Tuesday, November 30, 2004

Democracy inaction

James Galbraith doesn't know if the election in Ukraine was stolen, no matter what Colin Powell, Richard Lugar, and Zbigniew Brzezinski say. "But," Galbraith writes, "if the Ukraine standard were applied in Ohio -- as it should be -- then the late lamented U.S. election certainly was stolen."

He continues:

So where is the press? Why aren't there more stories on Ohio? Why is there no national pressure for a prompt statewide recount? Why no continuing outcry? Why no demand -- as our friends are making with strong American support in Ukraine -- that the election results in Ohio be set aside and a new vote held? Why has our election, with all its thuggery, been forgotten just three weeks after it occurred?

One reason, of course, is that the U.S. government gives direction in these matters, here at home as well as around the world. And our press, like that in "Putin's Russia," follows suit. Our political leaders, if one could call them that, stay silent and move on. They are terrified of being mocked and bullied by the press.

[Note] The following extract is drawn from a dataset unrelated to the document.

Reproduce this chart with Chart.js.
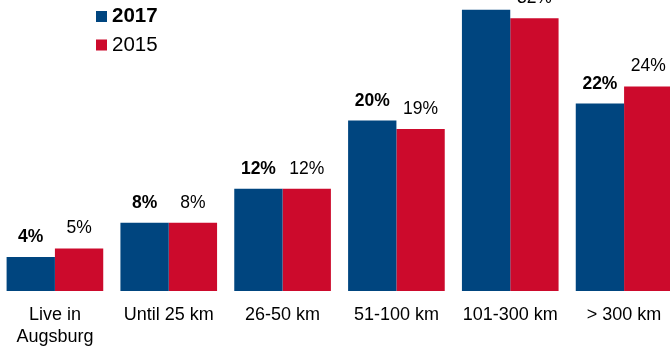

Another reason is that in Ohio, pissed-off voters are well behaved. They are working the hearings process, the recount process and the unhearing, unseeing courts. In Kiev, by contrast, hundreds of thousands of demonstrators are on the streets, staying there overnight in the bitter cold, bringing the government to a halt and the world to attention.

We'll get our democracy back, one of these days, when the Democratic Party has a mass base and is prepared to use it in the same way.